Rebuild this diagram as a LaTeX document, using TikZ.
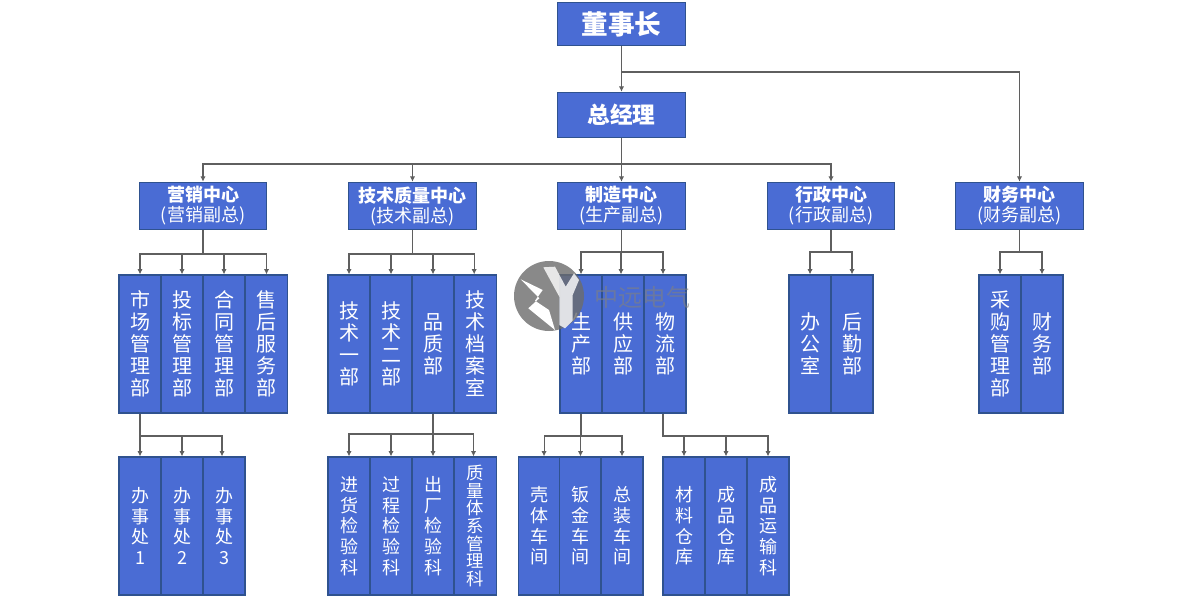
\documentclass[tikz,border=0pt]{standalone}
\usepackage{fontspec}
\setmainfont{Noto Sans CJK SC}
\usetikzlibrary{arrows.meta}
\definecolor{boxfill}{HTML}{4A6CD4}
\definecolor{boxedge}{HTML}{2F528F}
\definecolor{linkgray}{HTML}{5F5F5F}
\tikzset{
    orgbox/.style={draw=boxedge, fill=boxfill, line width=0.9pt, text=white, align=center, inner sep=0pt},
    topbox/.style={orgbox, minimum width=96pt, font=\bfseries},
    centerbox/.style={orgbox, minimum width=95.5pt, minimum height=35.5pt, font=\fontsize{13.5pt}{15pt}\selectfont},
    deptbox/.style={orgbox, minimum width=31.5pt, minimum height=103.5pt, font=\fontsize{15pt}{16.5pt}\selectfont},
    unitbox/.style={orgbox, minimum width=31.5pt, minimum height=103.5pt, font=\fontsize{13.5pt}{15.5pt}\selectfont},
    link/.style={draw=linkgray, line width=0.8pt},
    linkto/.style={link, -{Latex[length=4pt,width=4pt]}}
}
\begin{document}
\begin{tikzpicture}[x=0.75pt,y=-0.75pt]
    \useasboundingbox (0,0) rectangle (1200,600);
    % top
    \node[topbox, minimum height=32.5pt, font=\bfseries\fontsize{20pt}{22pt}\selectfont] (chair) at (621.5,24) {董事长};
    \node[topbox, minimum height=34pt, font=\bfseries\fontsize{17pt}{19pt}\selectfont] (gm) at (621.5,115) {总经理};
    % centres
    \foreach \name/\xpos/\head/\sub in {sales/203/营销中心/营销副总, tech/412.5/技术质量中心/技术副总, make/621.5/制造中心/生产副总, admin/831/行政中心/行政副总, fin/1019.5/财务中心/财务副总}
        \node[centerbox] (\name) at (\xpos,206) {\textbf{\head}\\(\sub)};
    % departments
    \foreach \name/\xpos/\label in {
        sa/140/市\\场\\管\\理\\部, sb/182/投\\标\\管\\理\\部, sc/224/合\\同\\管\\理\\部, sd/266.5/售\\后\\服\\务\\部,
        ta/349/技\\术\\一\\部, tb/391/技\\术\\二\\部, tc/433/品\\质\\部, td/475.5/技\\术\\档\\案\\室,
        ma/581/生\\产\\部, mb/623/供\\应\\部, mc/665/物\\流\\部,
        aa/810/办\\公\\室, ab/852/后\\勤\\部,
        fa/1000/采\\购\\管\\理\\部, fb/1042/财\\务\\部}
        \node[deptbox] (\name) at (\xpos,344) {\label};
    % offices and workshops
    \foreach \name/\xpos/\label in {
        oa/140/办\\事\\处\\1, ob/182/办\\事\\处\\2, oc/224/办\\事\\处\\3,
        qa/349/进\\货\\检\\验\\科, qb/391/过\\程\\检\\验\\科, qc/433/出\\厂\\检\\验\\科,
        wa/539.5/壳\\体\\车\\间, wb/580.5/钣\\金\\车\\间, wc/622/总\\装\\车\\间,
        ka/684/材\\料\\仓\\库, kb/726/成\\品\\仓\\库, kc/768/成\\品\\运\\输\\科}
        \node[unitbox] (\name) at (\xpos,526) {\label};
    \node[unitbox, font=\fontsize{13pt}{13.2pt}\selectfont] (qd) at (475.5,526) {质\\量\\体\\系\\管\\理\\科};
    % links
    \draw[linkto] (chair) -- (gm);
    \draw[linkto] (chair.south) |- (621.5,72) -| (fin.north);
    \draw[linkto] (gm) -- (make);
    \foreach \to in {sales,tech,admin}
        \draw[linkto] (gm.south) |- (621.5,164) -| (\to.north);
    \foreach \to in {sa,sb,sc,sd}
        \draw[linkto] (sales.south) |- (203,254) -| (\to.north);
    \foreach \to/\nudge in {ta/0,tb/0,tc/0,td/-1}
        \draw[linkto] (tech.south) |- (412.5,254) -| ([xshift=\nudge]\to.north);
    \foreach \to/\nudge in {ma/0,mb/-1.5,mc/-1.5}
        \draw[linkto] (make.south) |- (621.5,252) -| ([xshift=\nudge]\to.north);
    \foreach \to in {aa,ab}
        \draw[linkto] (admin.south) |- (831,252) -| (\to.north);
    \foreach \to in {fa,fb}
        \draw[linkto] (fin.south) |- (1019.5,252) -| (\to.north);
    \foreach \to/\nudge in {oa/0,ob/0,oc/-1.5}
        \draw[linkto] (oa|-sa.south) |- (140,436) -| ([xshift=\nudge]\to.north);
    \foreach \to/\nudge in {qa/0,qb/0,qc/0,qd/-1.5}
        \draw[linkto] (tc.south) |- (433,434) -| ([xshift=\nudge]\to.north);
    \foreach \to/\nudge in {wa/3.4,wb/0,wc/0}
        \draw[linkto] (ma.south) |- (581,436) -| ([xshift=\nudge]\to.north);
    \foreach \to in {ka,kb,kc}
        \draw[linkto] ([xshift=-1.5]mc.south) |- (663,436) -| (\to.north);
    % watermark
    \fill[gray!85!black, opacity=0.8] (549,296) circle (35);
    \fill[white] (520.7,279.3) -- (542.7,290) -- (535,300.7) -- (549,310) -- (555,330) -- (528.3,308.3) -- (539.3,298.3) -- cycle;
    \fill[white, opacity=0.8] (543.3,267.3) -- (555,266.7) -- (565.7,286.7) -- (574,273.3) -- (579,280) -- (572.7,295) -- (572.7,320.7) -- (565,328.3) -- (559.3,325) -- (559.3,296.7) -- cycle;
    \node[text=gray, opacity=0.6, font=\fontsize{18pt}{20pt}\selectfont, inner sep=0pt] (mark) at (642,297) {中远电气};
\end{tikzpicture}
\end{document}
....................
* Work required *
Print each line of the material above exactly, with the pictures removed from your copy.

* Reply *
Rebuild this diagram as a LaTeX document, using TikZ.
\documentclass[tikz,border=0pt]{standalone}
\usepackage{fontspec}
\setmainfont{Noto Sans CJK SC}
\usetikzlibrary{arrows.meta}
\definecolor{boxfill}{HTML}{4A6CD4}
\definecolor{boxedge}{HTML}{2F528F}
\definecolor{linkgray}{HTML}{5F5F5F}
\tikzset{
    orgbox/.style={draw=boxedge, fill=boxfill, line width=0.9pt, text=white, align=center, inner sep=0pt},
    topbox/.style={orgbox, minimum width=96pt, font=\bfseries},
    centerbox/.style={orgbox, minimum width=95.5pt, minimum height=35.5pt, font=\fontsize{13.5pt}{15pt}\selectfont},
    deptbox/.style={orgbox, minimum width=31.5pt, minimum height=103.5pt, font=\fontsize{15pt}{16.5pt}\selectfont},
    unitbox/.style={orgbox, minimum width=31.5pt, minimum height=103.5pt, font=\fontsize{13.5pt}{15.5pt}\selectfont},
    link/.style={draw=linkgray, line width=0.8pt},
    linkto/.style={link, -{Latex[length=4pt,width=4pt]}}
}
\begin{document}
\begin{tikzpicture}[x=0.75pt,y=-0.75pt]
    \useasboundingbox (0,0) rectangle (1200,600);
    % top
    \node[topbox, minimum height=32.5pt, font=\bfseries\fontsize{20pt}{22pt}\selectfont] (chair) at (621.5,24) {董事长};
    \node[topbox, minimum height=34pt, font=\bfseries\fontsize{17pt}{19pt}\selectfont] (gm) at (621.5,115) {总经理};
    % centres
    \foreach \name/\xpos/\head/\sub in {sales/203/营销中心/营销副总, tech/412.5/技术质量中心/技术副总, make/621.5/制造中心/生产副总, admin/831/行政中心/行政副总, fin/1019.5/财务中心/财务副总}
        \node[centerbox] (\name) at (\xpos,206) {\textbf{\head}\\(\sub)};
    % departments
    \foreach \name/\xpos/\label in {
        sa/140/市\\场\\管\\理\\部, sb/182/投\\标\\管\\理\\部, sc/224/合\\同\\管\\理\\部, sd/266.5/售\\后\\服\\务\\部,
        ta/349/技\\术\\一\\部, tb/391/技\\术\\二\\部, tc/433/品\\质\\部, td/475.5/技\\术\\档\\案\\室,
        ma/581/生\\产\\部, mb/623/供\\应\\部, mc/665/物\\流\\部,
        aa/810/办\\公\\室, ab/852/后\\勤\\部,
        fa/1000/采\\购\\管\\理\\部, fb/1042/财\\务\\部}
        \node[deptbox] (\name) at (\xpos,344) {\label};
    % offices and workshops
    \foreach \name/\xpos/\label in {
        oa/140/办\\事\\处\\1, ob/182/办\\事\\处\\2, oc/224/办\\事\\处\\3,
        qa/349/进\\货\\检\\验\\科, qb/391/过\\程\\检\\验\\科, qc/433/出\\厂\\检\\验\\科,
        wa/539.5/壳\\体\\车\\间, wb/580.5/钣\\金\\车\\间, wc/622/总\\装\\车\\间,
        ka/684/材\\料\\仓\\库, kb/726/成\\品\\仓\\库, kc/768/成\\品\\运\\输\\科}
        \node[unitbox] (\name) at (\xpos,526) {\label};
    \node[unitbox, font=\fontsize{13pt}{13.2pt}\selectfont] (qd) at (475.5,526) {质\\量\\体\\系\\管\\理\\科};
    % links
    \draw[linkto] (chair) -- (gm);
    \draw[linkto] (chair.south) |- (621.5,72) -| (fin.north);
    \draw[linkto] (gm) -- (make);
    \foreach \to in {sales,tech,admin}
        \draw[linkto] (gm.south) |- (621.5,164) -| (\to.north);
    \foreach \to in {sa,sb,sc,sd}
        \draw[linkto] (sales.south) |- (203,254) -| (\to.north);
    \foreach \to/\nudge in {ta/0,tb/0,tc/0,td/-1}
        \draw[linkto] (tech.south) |- (412.5,254) -| ([xshift=\nudge]\to.north);
    \foreach \to/\nudge in {ma/0,mb/-1.5,mc/-1.5}
        \draw[linkto] (make.south) |- (621.5,252) -| ([xshift=\nudge]\to.north);
    \foreach \to in {aa,ab}
        \draw[linkto] (admin.south) |- (831,252) -| (\to.north);
    \foreach \to in {fa,fb}
        \draw[linkto] (fin.south) |- (1019.5,252) -| (\to.north);
    \foreach \to/\nudge in {oa/0,ob/0,oc/-1.5}
        \draw[linkto] (oa|-sa.south) |- (140,436) -| ([xshift=\nudge]\to.north);
    \foreach \to/\nudge in {qa/0,qb/0,qc/0,qd/-1.5}
        \draw[linkto] (tc.south) |- (433,434) -| ([xshift=\nudge]\to.north);
    \foreach \to/\nudge in {wa/3.4,wb/0,wc/0}
        \draw[linkto] (ma.south) |- (581,436) -| ([xshift=\nudge]\to.north);
    \foreach \to in {ka,kb,kc}
        \draw[linkto] ([xshift=-1.5]mc.south) |- (663,436) -| (\to.north);
    % watermark
    \fill[gray!85!black, opacity=0.8] (549,296) circle (35);
    \fill[white] (520.7,279.3) -- (542.7,290) -- (535,300.7) -- (549,310) -- (555,330) -- (528.3,308.3) -- (539.3,298.3) -- cycle;
    \fill[white, opacity=0.8] (543.3,267.3) -- (555,266.7) -- (565.7,286.7) -- (574,273.3) -- (579,280) -- (572.7,295) -- (572.7,320.7) -- (565,328.3) -- (559.3,325) -- (559.3,296.7) -- cycle;
    \node[text=gray, opacity=0.6, font=\fontsize{18pt}{20pt}\selectfont, inner sep=0pt] (mark) at (642,297) {中远电气};
\end{tikzpicture}
\end{document}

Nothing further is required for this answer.